Дружба, завязавшаяся между Брет Гартом и Твеном еще в Сан-Франциско, некоторое время продолжалась и в Новой Англии. Твен и Гарт даже как-то общими усилиями написали пьесу. Герой ее А Син хочет распутать тайну убийства; в конце концов оказывается, что убийства вовсе не было. Эту откровенно развлекательную пьесу сочинили ради денег, но денег она не принесла.
Те годы, когда Брет Гарт был редактором известного журнала, а Твен робким учеником, уже ушли в прошлое. Присущее Твену знание жизни широких слоев народа начинало приносить свои плоды. Росло его мастерство.
Недавно в США были опубликованы заметки Твена о рассказах Брет Гарта, относящиеся к началу 70-х годов. Твен уже хорошо осознавал тогда слабости Гарта как художника. Он подметил некоторую искусственность его диалога, элементы неестественности в построении сюжета. Твен видел, что персонажи Брет Гарта нередко говорят несвойственным им языком культурных людей.
Уже в то время Марк Твен проявлял свое умение наблюдать жизнь в мельчайших ее деталях, глубоко проникать в некоторые уголки действительности, точно и ярко воспроизводить подлинную речь обитателей разных областей Америки, людей, принадлежащих к самым различным слоям населения.
Между тем соседи Твена по Хартфорду, посетители его «лекций» и участники званых обедов, на которых он произносил так называемые послеобеденные речи, видели в авторе «Простаков за границей» и книги «Налегке» прежде всего весельчака из весельчаков, человека, который доволен жизнью. Когда этот шутник выступал в клубах, каждую его фразу обычно встречали хохотом. Многим казалось, что Твен вызывает только бездумный смех.
«Деньги — вот бог»
Даже в первых двух больших книгах Твена были элементы сатиры. Но одновременно, на рубеже 60-х и 70-х годов, появляются рассказы, в которых сатирическое начало уже является определяющим. Об этих произведениях никак не скажешь, что в них звучит беспечность.
Новелла Твена, в которой повествуется о том, что некий молодой человек поехал в Теннесси и поступил помощником редактора в газету «Утренняя Заря и Боевой Клич округа Джонсон», известна миллионам читателей. «Журналистика в Теннесси» — очень смешное произведение. С замечательным эффектом писатель использует в нем многие юмористические приемы, унаследованные у его предшественников.

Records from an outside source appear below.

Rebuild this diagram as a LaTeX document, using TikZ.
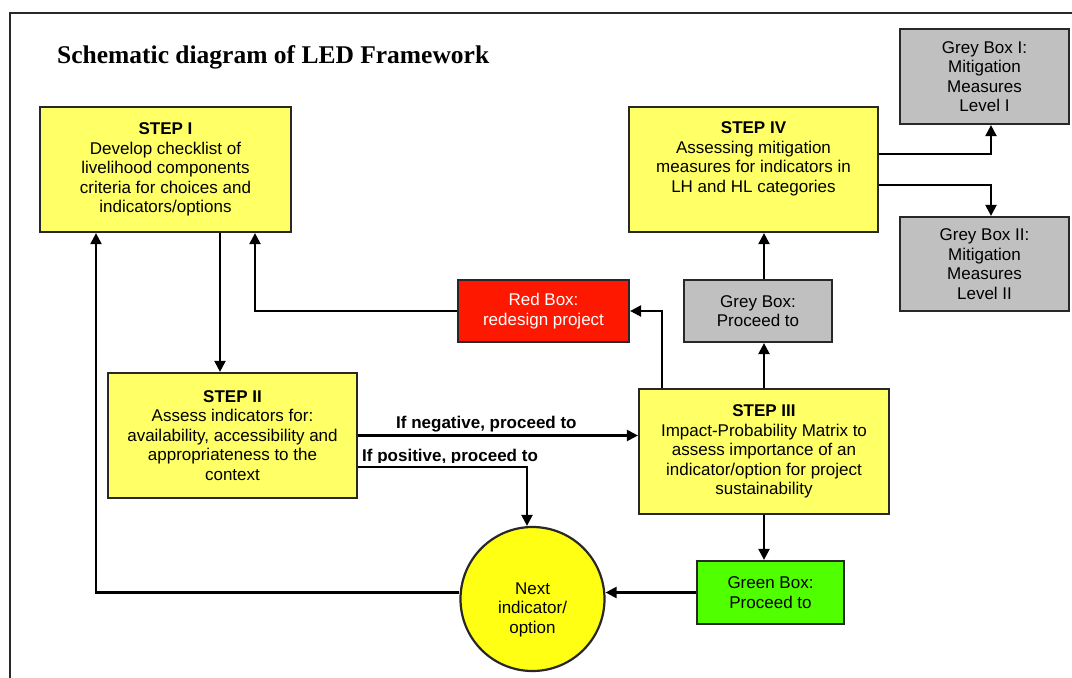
\documentclass[tikz,border=0pt]{standalone}
\usepackage{fontspec}
\setmainfont{Liberation Sans}
\newfontfamily\titlefont{Liberation Serif}
\usetikzlibrary{arrows.meta}
\definecolor{stepy}{RGB}{255,255,102}
\definecolor{circy}{RGB}{255,255,20}
\definecolor{redbox}{RGB}{255,24,0}
\definecolor{greenbox}{RGB}{80,255,0}
\definecolor{greybox}{RGB}{192,192,192}
\definecolor{boxline}{RGB}{40,40,40}
\begin{document}
\begin{tikzpicture}[x=1pt,y=-1pt,
  box/.style={draw=boxline, line width=2.2pt, rectangle, align=center, inner sep=0pt,
    font=\fontsize{17}{19.5}\selectfont},
  arr/.style={line width=2.2pt, -{Triangle[length=11pt,width=11pt]}},
  lbl/.style={font=\bfseries\fontsize{17}{19.5}\selectfont, inner sep=0pt},
  frameline/.style={line width=1.8pt, draw=boxline}
]
\useasboundingbox (0,0) rectangle (1072,678);
\fill[white] (0,0) rectangle (1072,678);
\draw[frameline] (10,678) -- (10,13) -- (1072,13);

\node[anchor=base west, inner sep=0pt, font=\titlefont\bfseries\fontsize{25.5}{30}\selectfont] (title) at (57,63) {Schematic diagram of LED Framework};

% boxes
\node[box, fill=stepy, minimum width=251pt, minimum height=125pt] (s1) at (165.5,169.5)
  {\textbf{STEP I}\\Develop checklist of\\livelihood components\\criteria for choices and\\indicators/options};
\node[box, fill=stepy, minimum width=249pt, minimum height=125pt] (s4) at (753.5,169.5)
  {\textbf{STEP IV}\\Assessing mitigation\\measures for indicators in\\LH and HL categories\\\strut};
\node[box, fill=greybox, minimum width=169pt, minimum height=95pt] (g1) at (984.5,76.5)
  {Grey Box I:\\Mitigation\\Measures\\Level I};
\node[box, fill=greybox, minimum width=169pt, minimum height=94pt] (g2) at (984.5,264)
  {Grey Box II:\\Mitigation\\Measures\\Level II};
\node[box, fill=greybox, minimum width=148pt, minimum height=62pt] (gp) at (758,311)
  {Grey Box:\\Proceed to};
\node[box, fill=redbox, text=white, minimum width=171pt, minimum height=62pt] (rd) at (543.5,311)
  {Red Box:\\redesign project};
\node[box, fill=stepy, minimum width=249pt, minimum height=125pt] (s2) at (232.5,435.5)
  {\textbf{STEP II}\\Assess indicators for:\\availability, accessibility and\\appropriateness to the\\context};
\node[box, fill=stepy, minimum width=250pt, minimum height=125pt] (s3) at (764,451.5)
  {\textbf{STEP III}\\Impact-Probability Matrix to\\assess importance of an\\indicator/option for project\\sustainability};
\node[box, fill=greenbox, minimum width=147pt, minimum height=63pt] (gr) at (770.5,592.5)
  {Green Box:\\Proceed to};
\node[box, circle, fill=circy, minimum size=144pt] (ci) at (532.5,599)
  {\strut\\Next\\indicator/\\option};

% connectors
\draw[arr] ([xshift=54.5pt]s1.south) -- ([xshift=54.5pt]s1.south |- s2.north);
\draw[arr] (rd.west) -| ([xshift=89.5pt]s1.south);
\draw[arr] (gr.west -| ci.west) -| ([xshift=-69.5pt]s1.south);
\draw[arr] (gr.west) -- (gr.west -| ci.east);
\draw[arr] (s2.east) -- (s2.east -| s3.west);
\draw[arr] ([yshift=-31.5pt]s2.east) -| ([xshift=-5.5pt]ci.north);
\draw[arr] ([xshift=-102pt]s3.north) |- (rd.east);
\draw[arr] (s3.north) -- (s3.north |- gp.south);
\draw[arr] (s3.north |- gp.north) -- (s3.north |- s4.south);
\draw[arr] (s3.south) -- (s3.south |- gr.north);
\draw[arr] ([yshift=15.5pt]s4.east) -| ([xshift=6.5pt]g1.south);
\draw[arr] ([yshift=-15.5pt]s4.east) -| ([xshift=6.5pt]g2.north);

% edge labels
\node[lbl, anchor=base west] (neg) at (396,428) {If negative, proceed to};
\begin{scope}
  \clip (355,440) rectangle (560,462);
  \node[lbl, anchor=base west] (posl) at (362,461) {If positive, proceed to};
\end{scope}
\end{tikzpicture}
\end{document}
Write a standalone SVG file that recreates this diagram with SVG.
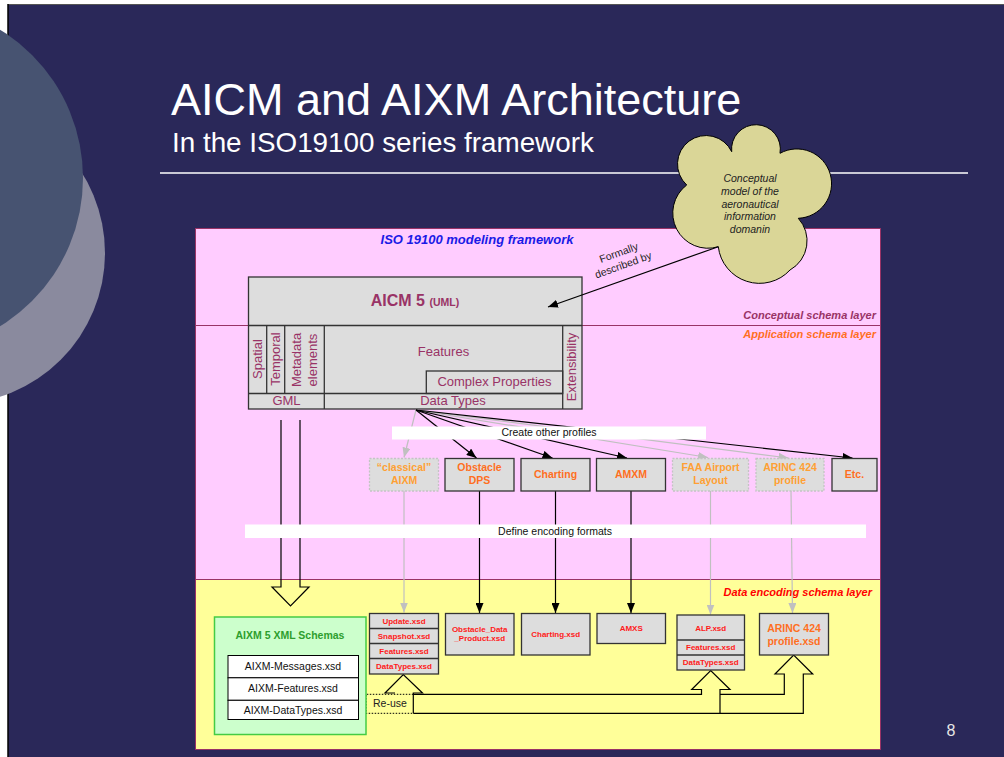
<svg xmlns="http://www.w3.org/2000/svg" width="1004" height="757" viewBox="0 0 1004 757">
  <style>
    text { font-family: "Liberation Sans", Arial, sans-serif; }
    .pur { fill: #993366; font-size: 13px; }
    .box { fill: #DDDDDD; stroke: #333333; stroke-width: 1.3; }
    .fbox { fill: #DDDDDD; stroke: #C4C4C4; stroke-width: 1.3; stroke-dasharray: 2 1.5; }
    .prof { font-size: 10.5px; font-weight: bold; text-anchor: middle; fill: #FF6F1F; }
    .proff { font-size: 10.5px; font-weight: bold; text-anchor: middle; fill: #FFA033; }
    .xsd { font-size: 8px; font-weight: bold; text-anchor: middle; fill: #FF1A1A; }
    .lk { stroke: #000000; stroke-width: 1.2; fill: none; }
    .lg { stroke: #C0C0C0; stroke-width: 1.2; fill: none; }
    .layer { font-size: 11px; font-weight: bold; font-style: italic; text-anchor: end; }
    .bar { fill: #FFFFFF; }
    .barlbl { font-size: 10.5px; fill: #111111; text-anchor: middle; }
    .row { fill: #FFFFFF; stroke: #000000; stroke-width: 1; }
    .rowlbl { font-size: 10.5px; fill: #111111; text-anchor: middle; }
  </style>
  <defs>
    <marker id="ahK" viewBox="0 0 10 8" refX="10" refY="4" markerWidth="10" markerHeight="8" markerUnits="userSpaceOnUse" orient="auto">
      <path d="M0,0 L10,4 L0,8 z" fill="#000000"/>
    </marker>
    <marker id="ahG" viewBox="0 0 10 8" refX="10" refY="4" markerWidth="10" markerHeight="8" markerUnits="userSpaceOnUse" orient="auto">
      <path d="M0,0 L10,4 L0,8 z" fill="#C0C0C0"/>
    </marker>
  </defs>

  <!-- slide background -->
  <rect x="0" y="0" width="1004" height="757" fill="#FFFFFF"/>
  <rect x="8" y="4" width="996" height="753" fill="#2A2859"/>
  <line x1="8" y1="4.5" x2="1004" y2="4.5" stroke="#555555" stroke-width="1"/>
  <line x1="8" y1="4" x2="8" y2="757" stroke="#000000" stroke-width="1.5"/>
  <g id="decor">
    <circle cx="-46" cy="253" r="151" fill="#8A8A9E"/>
    <circle cx="-91" cy="178" r="174" fill="#475371"/>
  </g>

  <!-- title -->
  <g id="title">
    <text x="171" y="115" font-size="45" fill="#FFFFFF">AICM and AIXM Architecture</text>
    <text x="172" y="152" font-size="27.8" fill="#FFFFFF">In the ISO19100 series framework</text>
    <line x1="160" y1="173" x2="968" y2="173" stroke="#FFFFFF" stroke-width="1.5"/>
  </g>

  <!-- layers -->
  <g id="layers">
    <rect x="195.5" y="228.5" width="685" height="351" fill="#FFCCFF" stroke="#993366" stroke-width="1"/>
    <rect x="195.5" y="579.5" width="685" height="170" fill="#FFFF99" stroke="#993366" stroke-width="1"/>
    <line x1="195.5" y1="325.5" x2="880.5" y2="325.5" stroke="#993366" stroke-width="1"/>
    <text x="477" y="244" font-size="13" font-weight="bold" font-style="italic" fill="#1A1AE6" text-anchor="middle">ISO 19100 modeling framework</text>
    <text class="layer" x="876" y="319" fill="#993366">Conceptual schema layer</text>
    <text class="layer" x="876" y="338" fill="#FF6F1F">Application schema layer</text>
    <text class="layer" x="872" y="596" fill="#FF0000">Data encoding schema layer</text>
  </g>

  <!-- domain cloud -->
  <g id="cloud">
    <path d="M731.7,151.7 A24.4,24.4 0 1 1 780,153.3 A34.7,34.7 0 1 1 798.3,218.3 A33.4,33.4 0 0 1 790,270 A41.5,41.5 0 0 1 718.3,246.7 A35.2,35.2 0 0 1 686.7,185 A28.5,28.5 0 1 1 731.7,151.7 Z" fill="#DAD697" stroke="#000000" stroke-width="1"/>
    <g font-size="10.5" font-style="italic" fill="#222222" text-anchor="middle">
      <text x="750" y="182">Conceptual</text>
      <text x="750" y="195">model of the</text>
      <text x="750" y="207.5">aeronautical</text>
      <text x="750" y="220">information</text>
      <text x="750" y="232.5">domanin</text>
    </g>
  </g>

  <!-- AICM 5 model -->
  <g id="aicm">
    <rect class="box" x="248.5" y="277" width="333.5" height="132"/>
    <line x1="248.5" y1="325.5" x2="582" y2="325.5" stroke="#333333" stroke-width="1.3"/>
    <text x="415" y="306" fill="#993366" font-weight="bold" text-anchor="middle"><tspan font-size="16">AICM 5 </tspan><tspan font-size="10.5">(UML)</tspan></text>
    <!-- inner partitions -->
    <line x1="266.7" y1="325.5" x2="266.7" y2="393.5" stroke="#333" stroke-width="1.3"/>
    <line x1="284.7" y1="325.5" x2="284.7" y2="393.5" stroke="#333" stroke-width="1.3"/>
    <line x1="324.3" y1="325.5" x2="324.3" y2="409" stroke="#333" stroke-width="1.3"/>
    <line x1="562.7" y1="325.5" x2="562.7" y2="409" stroke="#333" stroke-width="1.3"/>
    <line x1="248.5" y1="393.5" x2="562.7" y2="393.5" stroke="#333" stroke-width="1.3"/>
    <rect x="426.3" y="371" width="136.4" height="22.5" fill="none" stroke="#333" stroke-width="1.3"/>
    <text class="pur" x="443.5" y="356" text-anchor="middle">Features</text>
    <text class="pur" x="494.5" y="386" text-anchor="middle">Complex Properties</text>
    <text class="pur" x="453" y="405" text-anchor="middle">Data Types</text>
    <text class="pur" x="286.5" y="405" text-anchor="middle">GML</text>
    <text class="pur" text-anchor="middle" transform="translate(262,359) rotate(-90)">Spatial</text>
    <text class="pur" text-anchor="middle" transform="translate(280,359) rotate(-90)">Temporal</text>
    <text class="pur" text-anchor="middle" transform="translate(300.5,360) rotate(-90)">Metadata</text>
    <text class="pur" text-anchor="middle" transform="translate(317,360) rotate(-90)">elements</text>
    <text class="pur" text-anchor="middle" transform="translate(576,367) rotate(-90)">Extensibility</text>
  </g>

  <!-- connectors -->
  <g id="connectors">
    <!-- formally described by -->
    <line class="lk" x1="718.3" y1="246.7" x2="548" y2="307" marker-end="url(#ahK)"/>
    <g font-size="10.5" fill="#222222" text-anchor="middle" transform="translate(621,259) rotate(-20)">
      <text x="0" y="-3">Formally</text>
      <text x="0" y="10">described by</text>
    </g>
    <!-- profile fan-out -->
    <line class="lg" x1="416" y1="410" x2="404" y2="457.5" marker-end="url(#ahG)"/>
    <line class="lg" x1="416" y1="410" x2="708" y2="457.5" marker-end="url(#ahG)"/>
    <line class="lg" x1="416" y1="410" x2="788.5" y2="458" marker-end="url(#ahG)"/>
    <line class="lk" x1="416" y1="410" x2="476.5" y2="458" marker-end="url(#ahK)"/>
    <line class="lk" x1="416" y1="410" x2="552.5" y2="458" marker-end="url(#ahK)"/>
    <line class="lk" x1="416" y1="410" x2="627" y2="458" marker-end="url(#ahK)"/>
    <line class="lk" x1="416" y1="410" x2="852.5" y2="458" marker-end="url(#ahK)"/>
    <!-- encodings -->
    <line class="lg" x1="404" y1="491" x2="404" y2="612.5" marker-end="url(#ahG)"/>
    <line class="lk" x1="479.5" y1="491" x2="479.5" y2="613" marker-end="url(#ahK)"/>
    <line class="lk" x1="555.5" y1="491" x2="555.5" y2="613" marker-end="url(#ahK)"/>
    <line class="lk" x1="631" y1="491" x2="631" y2="613" marker-end="url(#ahK)"/>
    <line class="lg" x1="710.5" y1="491" x2="710.5" y2="614.5" marker-end="url(#ahG)"/>
    <line class="lg" x1="791" y1="491" x2="792.5" y2="613" marker-end="url(#ahG)"/>
    <!-- GML to XML schemas -->
    <polyline class="lk" stroke-width="1.5" points="281,420 281,587 272,587 290.5,606 309,587 300,587 300,420"/>
    <!-- re-use -->
    <polyline class="lk" stroke-width="1.3" points="395,693 385,693 403.3,674.5 422.5,693 413.3,693 413.3,713.3"/>
    <polyline class="lk" stroke-width="1.3" points="413.3,694.3 701.5,694.3 701.5,689.5 691.7,689.5 710.7,670.5 730,689.5 720,689.5 720,713.3"/>
    <polyline class="lk" stroke-width="1.3" points="720,694.3 784.3,694.3 784.3,674 775,674 793.7,655 812.7,674 803.3,674 803.3,713.3 413.3,713.3"/>
    <path d="M413.3,694.3 H366 V713.3 H413.3" fill="none" stroke="#000000" stroke-width="1" stroke-dasharray="1.5 1.5"/>
    <text x="373" y="707" font-size="10.5" fill="#222222">Re-use</text>
  </g>

  <!-- connector labels on white bands -->
  <g id="bands">
    <rect class="bar" x="392" y="426.5" width="314" height="13"/>
    <text class="barlbl" x="549" y="436">Create other profiles</text>
    <rect class="bar" x="245" y="524.5" width="621" height="13.5"/>
    <text class="barlbl" x="555" y="534.5">Define encoding formats</text>
  </g>

  <!-- profiles -->
  <g id="p-classical">
    <rect class="fbox" x="369.5" y="458.5" width="69" height="32.5"/>
    <text class="proff" x="404" y="471">“classical”</text>
    <text class="proff" x="404" y="483.5">AIXM</text>
  </g>
  <g id="p-obstacle">
    <rect class="box" x="445" y="458.5" width="69" height="32.5"/>
    <text class="prof" x="479.5" y="471">Obstacle</text>
    <text class="prof" x="479.5" y="483.5">DPS</text>
  </g>
  <g id="p-charting">
    <rect class="box" x="521" y="458.5" width="69" height="32.5"/>
    <text class="prof" x="555.5" y="478">Charting</text>
  </g>
  <g id="p-amxm">
    <rect class="box" x="596.5" y="458.5" width="69" height="32.5"/>
    <text class="prof" x="631" y="478">AMXM</text>
  </g>
  <g id="p-faa">
    <rect class="fbox" x="672.5" y="458.5" width="76" height="32.5"/>
    <text class="proff" x="710.5" y="471">FAA Airport</text>
    <text class="proff" x="710.5" y="483.5">Layout</text>
  </g>
  <g id="p-arinc">
    <rect class="fbox" x="756" y="458.5" width="68" height="32.5"/>
    <text class="proff" x="790" y="471">ARINC 424</text>
    <text class="proff" x="790" y="483.5">profile</text>
  </g>
  <g id="p-etc">
    <rect class="box" x="832" y="458.5" width="45" height="32.5"/>
    <text class="prof" x="854.5" y="478">Etc.</text>
  </g>

  <!-- encodings -->
  <g id="xml-schemas">
    <rect x="214.5" y="617" width="151.5" height="117.5" fill="#CCFFCC" stroke="#44CC44" stroke-width="1.5"/>
    <text x="290" y="638.5" font-size="10.5" font-weight="bold" fill="#2E9E2E" text-anchor="middle">AIXM 5 XML Schemas</text>
    <rect class="row" x="228" y="655.5" width="130.5" height="22.3"/>
    <rect class="row" x="228" y="677.8" width="130.5" height="22.5"/>
    <rect class="row" x="228" y="700.3" width="130.5" height="19.2"/>
    <text class="rowlbl" x="293" y="670">AIXM-Messages.xsd</text>
    <text class="rowlbl" x="293" y="692.3">AIXM-Features.xsd</text>
    <text class="rowlbl" x="293" y="713.5">AIXM-DataTypes.xsd</text>
  </g>
  <g id="x-classical">
    <rect class="box" x="369.5" y="613.5" width="69" height="60.5"/>
    <line x1="369.5" y1="628.5" x2="438.5" y2="628.5" stroke="#333" stroke-width="1.3"/>
    <line x1="369.5" y1="643.5" x2="438.5" y2="643.5" stroke="#333" stroke-width="1.3"/>
    <line x1="369.5" y1="658.5" x2="438.5" y2="658.5" stroke="#333" stroke-width="1.3"/>
    <text class="xsd" x="404" y="624">Update.xsd</text>
    <text class="xsd" x="404" y="639">Snapshot.xsd</text>
    <text class="xsd" x="404" y="654">Features.xsd</text>
    <text class="xsd" x="404" y="669">DataTypes.xsd</text>
  </g>
  <g id="x-obstacle">
    <rect class="box" x="445.5" y="613.5" width="68.5" height="41.5"/>
    <text class="xsd" x="479.7" y="632">Obstacle_Data</text>
    <text class="xsd" x="479.7" y="641">_Product.xsd</text>
  </g>
  <g id="x-charting">
    <rect class="box" x="521.5" y="613.5" width="68.5" height="41.5"/>
    <text class="xsd" x="555.7" y="637">Charting.xsd</text>
  </g>
  <g id="x-amxs">
    <rect class="box" x="597" y="613.5" width="68.5" height="30"/>
    <text class="xsd" x="631.2" y="631">AMXS</text>
  </g>
  <g id="x-alp">
    <rect class="box" x="677" y="615" width="67.5" height="55"/>
    <line x1="677" y1="640" x2="744.5" y2="640" stroke="#333" stroke-width="1.3"/>
    <line x1="677" y1="655" x2="744.5" y2="655" stroke="#333" stroke-width="1.3"/>
    <text class="xsd" x="710.7" y="631">ALP.xsd</text>
    <text class="xsd" x="710.7" y="650">Features.xsd</text>
    <text class="xsd" x="710.7" y="665">DataTypes.xsd</text>
  </g>
  <g id="x-arinc">
    <rect class="box" x="759.5" y="613.5" width="69" height="41.5"/>
    <text class="prof" x="794" y="632">ARINC 424</text>
    <text class="prof" x="794" y="644.5">profile.xsd</text>
  </g>

  <text x="951" y="736" font-size="16" fill="#E6E6E6" text-anchor="middle">8</text>
</svg>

Журналисты из Теннесси — шумный и драчливый народ. Они заняты больше всего тем, что морально и физически уничтожают друг друга. Рассказ до предела насыщен комическими гиперболами. Когда журналисты по-настоящему взялись за дело, то «началась такая свалка и резня, каких не в состоянии описать человеческое перо, хотя бы оно было и стальное. Люди стреляли, кололи, рубили, взрывали, выбрасывали друг друга из окна».
Утрировка характерна почти для всех сатириков. Но Твен с самого начала его литературной деятельности придает комическим преувеличениям гигантские, порою даже космические масштабы. Его гиперболы поражают, могут показаться нелепыми, бредовыми, но в них находит отражение правда жизни.
В рассказе «Журналистика в Теннесси», как и в других своих произведениях, Твен нередко прибегает к материализации метафор, заставляя нас хохотать. Если кому-нибудь нужно «всыпать», то на «поле битвы» остаются «кровавые останки». Писатель забавно обыгрывает контраст между высокими претензиями и низкой прозой жизни. И при этом он открывает читателю глаза на мир реальных отношений. Журналисты декларируют намерение «сеять правду, искоренять заблуждения, воспитывать, очищать и повышать тон общественной морали», между тем важнейшее орудие их деятельности — ложь и непристойная брань.
Герой «Журналистики в Теннесси» — простак. Комично, что ему достается больше всего. Нас смешат не только преувеличения, но и преуменьшения, которых в рассказе очень много. Во время дуэли между редактором и неким полковником рассказчику «раздробило запястье». Он восклицает: «Тут я сказал, что, пожалуй, пойду прогуляться, так как это их личное дело, и я считаю неделикатным в него вмешиваться. Но оба джентльмена убедительно просили меня остаться и уверяли, что я нисколько им не мешаю».
Да, этот фейерверк комических недоразумений, острот, смешных противопоставлений существует не сам по себе. Через три десятка лет после диккенсовского «Мартина Чезлвита» Твен показал, что в американских буржуазных газетах царят все те же дикие порядки, что печать, во всяком случае, не служит делу утверждения добродетели и милосердия.